Descriptions:
Beyang Liu, co-founder of Amp Code, presents the design philosophy and architecture behind Amp — a terminal-first, opinionated AI coding agent built for developers who want to run multiple agents in parallel. The talk is framed as a series of deliberate, contrarian architectural decisions made while building the product, starting with the foundational view that an agent is simply a for-loop with tool calls and a model — and that the real design surface is which model, which tools, and how they iterate together.
Amp’s most distinctive choice is replacing the model selector (a standard UX component in tools like Cursor and Windsurf) with a fixed set of specialized sub-agents: the Finder, a small fast model for codebase context discovery; the Oracle, a reasoning model invoked only for hard debugging or nuanced planning; the Librarian, which fetches context from external libraries and frameworks; and the Kraken, an experimental agent that writes codemods for large-scale refactors rather than editing files one at a time. Liu argues that offering model choice creates cognitive overhead and prevents deep optimization for any single model’s strengths.

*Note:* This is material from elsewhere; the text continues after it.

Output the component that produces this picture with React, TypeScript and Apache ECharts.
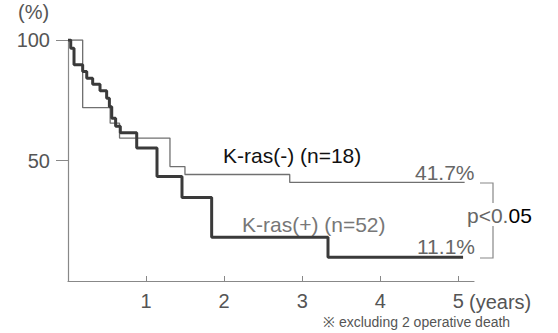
import React, { useEffect, useRef } from "react";
import * as echarts from "echarts";

// Kaplan-Meier survival (%), years
const krasNegTimes = [0, 0.188, 0.54, 0.66, 1.306, 1.498, 2.84, 5.08];
const krasNegSurv = [100, 71.9, 65.5, 59.3, 47.5, 44.2, 40.9, 40.9];

const krasPosTimes = [0, 0.035, 0.077, 0.188, 0.24, 0.316, 0.41, 0.495, 0.53, 0.56, 0.61, 0.67, 0.88, 1.14, 1.46, 1.84, 3.33, 5.06];
const krasPosSurv = [100, 96.6, 89.7, 86.9, 84.1, 81.6, 78.9, 75.8, 72.3, 67.5, 64.2, 61.5, 55.2, 43.4, 34.6, 18.2, 9.9, 9.9];

const yTicks = [50, 100];
const xTicks = [1, 2, 3, 4, 5];

const labelNeg = "K-ras(-) (n=18)";
const labelPos = "K-ras(+) (n=52)";
const endNeg = "41.7%";
const endPos = "11.1%";
const pValue = ["p<0.", "05"];
const xUnit = "(years)";
const yUnit = "(%)";
const footnote = "※ excluding 2 operative death";

const FONT = "'Liberation Sans', Arial, sans-serif";

export default function App() {
  const ref = useRef<HTMLDivElement>(null);
  useEffect(() => {
    if (!ref.current) return;
    const chart = echarts.init(ref.current, undefined, { renderer: "svg" });
    const zip = (xs: number[], ys: number[]) => xs.map((x, i) => [x, ys[i]]);
    chart.setOption({
      animation: false,
      backgroundColor: "#fff",
      textStyle: { fontFamily: FONT },
      grid: { left: 68, right: 84, top: 40, bottom: 52 },
      xAxis: {
        type: "value",
        min: 0,
        max: 5.2,
        splitLine: { show: false },
        axisLine: { lineStyle: { color: "#888", width: 1.2 } },
        axisTick: { show: true, inside: true, length: 5, customValues: xTicks, lineStyle: { color: "#888" } },
        axisLabel: { customValues: xTicks, fontSize: 20, color: "#555", margin: 10, fontFamily: FONT },
      },
      yAxis: {
        type: "value",
        min: 0,
        max: 100,
        interval: 50,
        splitLine: { show: false },
        axisLine: { show: true, lineStyle: { color: "#888", width: 1.2 } },
        axisTick: { show: true, length: 12, customValues: yTicks, lineStyle: { color: "#888" } },
        axisLabel: { customValues: yTicks, fontSize: 20, color: "#555", margin: 18, fontFamily: FONT },
      },
      series: [
        {
          type: "line",
          step: "end",
          data: zip(krasNegTimes, krasNegSurv),
          showSymbol: false,
          lineStyle: { color: "#707070", width: 1.3 },
          z: 2,
        },
        {
          type: "line",
          step: "end",
          data: zip(krasPosTimes, krasPosSurv),
          showSymbol: false,
          lineStyle: { color: "#3a3a3a", width: 3 },
          z: 3,
        },
      ],
      graphic: [
        { type: "text", style: { x: 18, y: 12, text: yUnit, fill: "#555", font: `20px ${FONT}`, textVerticalAlign: "middle" } },
        { type: "text", style: { x: 223, y: 155, text: labelNeg, fill: "#111", font: `21px ${FONT}`, textVerticalAlign: "middle" } },
        { type: "text", style: { x: 415, y: 172, text: endNeg, fill: "#666", font: `21px ${FONT}`, textVerticalAlign: "middle" } },
        { type: "text", style: { x: 242, y: 224, text: labelPos, fill: "#777", font: `21px ${FONT}`, textVerticalAlign: "middle" } },
        { type: "text", style: { x: 417, y: 246, text: endPos, fill: "#666", font: `21px ${FONT}`, textVerticalAlign: "middle" } },
        {
          type: "text",
          style: {
            x: 467,
            y: 215,
            text: `{a|${pValue[0]}}{b|${pValue[1]}}`,
            textVerticalAlign: "middle",
            rich: {
              a: { fill: "#666", fontSize: 21, fontFamily: FONT },
              b: { fill: "#000", fontSize: 21, fontFamily: FONT },
            },
          },
        },
        { type: "text", style: { x: 469, y: 302, text: xUnit, fill: "#555", font: `20px ${FONT}`, textVerticalAlign: "middle" } },
        { type: "text", style: { x: 323, y: 322, text: footnote, fill: "#555", font: `14px ${FONT}`, textVerticalAlign: "middle" } },
        { type: "polyline", shape: { points: [[480, 183], [493, 183], [493, 203]] }, style: { stroke: "#888", lineWidth: 1.2, fill: null } },
        { type: "polyline", shape: { points: [[493, 226], [493, 258], [480, 258]] }, style: { stroke: "#888", lineWidth: 1.2, fill: null } },
      ],
    });
    return () => chart.dispose();
  }, []);
  return <div ref={ref} style={{ width: 558, height: 333, position: "absolute", left: 0, top: 0 }} />;
}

The terminal UI was built from scratch on a custom framework to surface just enough information — streamed diffs, CLI commands, editor diagnostics from Emacs, Neovim, and JetBrains — without overwhelming users. Amp also ships a code review interface Liu identifies as the real bottleneck to parallelizing agent work: most developer time is now spent reviewing agent output, not writing code, and streamlining that review loop is what enables running two or three agents simultaneously.